/---

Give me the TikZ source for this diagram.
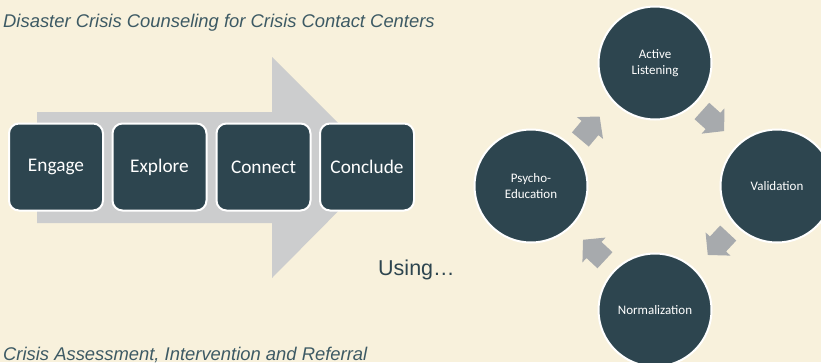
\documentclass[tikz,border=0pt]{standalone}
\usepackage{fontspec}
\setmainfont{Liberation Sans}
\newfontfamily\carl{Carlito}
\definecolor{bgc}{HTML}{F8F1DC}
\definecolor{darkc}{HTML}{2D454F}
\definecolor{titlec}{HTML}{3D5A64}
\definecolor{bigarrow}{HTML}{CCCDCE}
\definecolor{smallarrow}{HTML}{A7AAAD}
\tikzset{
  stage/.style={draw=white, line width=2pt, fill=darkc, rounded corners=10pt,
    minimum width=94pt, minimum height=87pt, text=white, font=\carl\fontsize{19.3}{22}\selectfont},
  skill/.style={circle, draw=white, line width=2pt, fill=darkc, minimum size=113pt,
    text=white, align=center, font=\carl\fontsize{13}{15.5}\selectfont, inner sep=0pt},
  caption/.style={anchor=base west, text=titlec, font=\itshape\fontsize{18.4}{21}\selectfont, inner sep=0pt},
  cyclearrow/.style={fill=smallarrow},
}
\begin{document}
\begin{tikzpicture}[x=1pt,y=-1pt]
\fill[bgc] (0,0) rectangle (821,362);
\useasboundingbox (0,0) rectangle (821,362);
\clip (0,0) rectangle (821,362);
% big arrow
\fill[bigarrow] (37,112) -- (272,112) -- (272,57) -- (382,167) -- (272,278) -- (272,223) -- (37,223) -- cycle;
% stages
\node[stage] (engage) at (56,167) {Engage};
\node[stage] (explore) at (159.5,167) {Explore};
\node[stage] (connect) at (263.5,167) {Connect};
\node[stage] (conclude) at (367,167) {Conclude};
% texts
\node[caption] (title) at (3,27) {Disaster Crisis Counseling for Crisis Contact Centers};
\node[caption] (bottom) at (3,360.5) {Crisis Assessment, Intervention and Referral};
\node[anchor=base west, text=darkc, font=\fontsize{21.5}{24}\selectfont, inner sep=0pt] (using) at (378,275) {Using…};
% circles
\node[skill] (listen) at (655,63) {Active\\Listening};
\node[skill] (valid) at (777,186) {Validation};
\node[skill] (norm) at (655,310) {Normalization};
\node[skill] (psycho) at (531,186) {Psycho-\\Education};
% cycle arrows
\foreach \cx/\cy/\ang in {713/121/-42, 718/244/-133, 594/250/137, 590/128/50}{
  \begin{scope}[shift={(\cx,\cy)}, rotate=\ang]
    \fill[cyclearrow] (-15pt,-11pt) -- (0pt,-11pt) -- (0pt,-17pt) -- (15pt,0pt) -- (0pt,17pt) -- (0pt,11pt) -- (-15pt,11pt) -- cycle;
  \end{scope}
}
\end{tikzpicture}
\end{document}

\---

JOB – Using the data above, print every line exactly, omitting pictures.

ANSWER FOR THIS EXERCISE –
Give me the TikZ source for this diagram.
\documentclass[tikz,border=0pt]{standalone}
\usepackage{fontspec}
\setmainfont{Liberation Sans}
\newfontfamily\carl{Carlito}
\definecolor{bgc}{HTML}{F8F1DC}
\definecolor{darkc}{HTML}{2D454F}
\definecolor{titlec}{HTML}{3D5A64}
\definecolor{bigarrow}{HTML}{CCCDCE}
\definecolor{smallarrow}{HTML}{A7AAAD}
\tikzset{
  stage/.style={draw=white, line width=2pt, fill=darkc, rounded corners=10pt,
    minimum width=94pt, minimum height=87pt, text=white, font=\carl\fontsize{19.3}{22}\selectfont},
  skill/.style={circle, draw=white, line width=2pt, fill=darkc, minimum size=113pt,
    text=white, align=center, font=\carl\fontsize{13}{15.5}\selectfont, inner sep=0pt},
  caption/.style={anchor=base west, text=titlec, font=\itshape\fontsize{18.4}{21}\selectfont, inner sep=0pt},
  cyclearrow/.style={fill=smallarrow},
}
\begin{document}
\begin{tikzpicture}[x=1pt,y=-1pt]
\fill[bgc] (0,0) rectangle (821,362);
\useasboundingbox (0,0) rectangle (821,362);
\clip (0,0) rectangle (821,362);
% big arrow
\fill[bigarrow] (37,112) -- (272,112) -- (272,57) -- (382,167) -- (272,278) -- (272,223) -- (37,223) -- cycle;
% stages
\node[stage] (engage) at (56,167) {Engage};
\node[stage] (explore) at (159.5,167) {Explore};
\node[stage] (connect) at (263.5,167) {Connect};
\node[stage] (conclude) at (367,167) {Conclude};
% texts
\node[caption] (title) at (3,27) {Disaster Crisis Counseling for Crisis Contact Centers};
\node[caption] (bottom) at (3,360.5) {Crisis Assessment, Intervention and Referral};
\node[anchor=base west, text=darkc, font=\fontsize{21.5}{24}\selectfont, inner sep=0pt] (using) at (378,275) {Using…};
% circles
\node[skill] (listen) at (655,63) {Active\\Listening};
\node[skill] (valid) at (777,186) {Validation};
\node[skill] (norm) at (655,310) {Normalization};
\node[skill] (psycho) at (531,186) {Psycho-\\Education};
% cycle arrows
\foreach \cx/\cy/\ang in {713/121/-42, 718/244/-133, 594/250/137, 590/128/50}{
  \begin{scope}[shift={(\cx,\cy)}, rotate=\ang]
    \fill[cyclearrow] (-15pt,-11pt) -- (0pt,-11pt) -- (0pt,-17pt) -- (15pt,0pt) -- (0pt,17pt) -- (0pt,11pt) -- (-15pt,11pt) -- cycle;
  \end{scope}
}
\end{tikzpicture}
\end{document}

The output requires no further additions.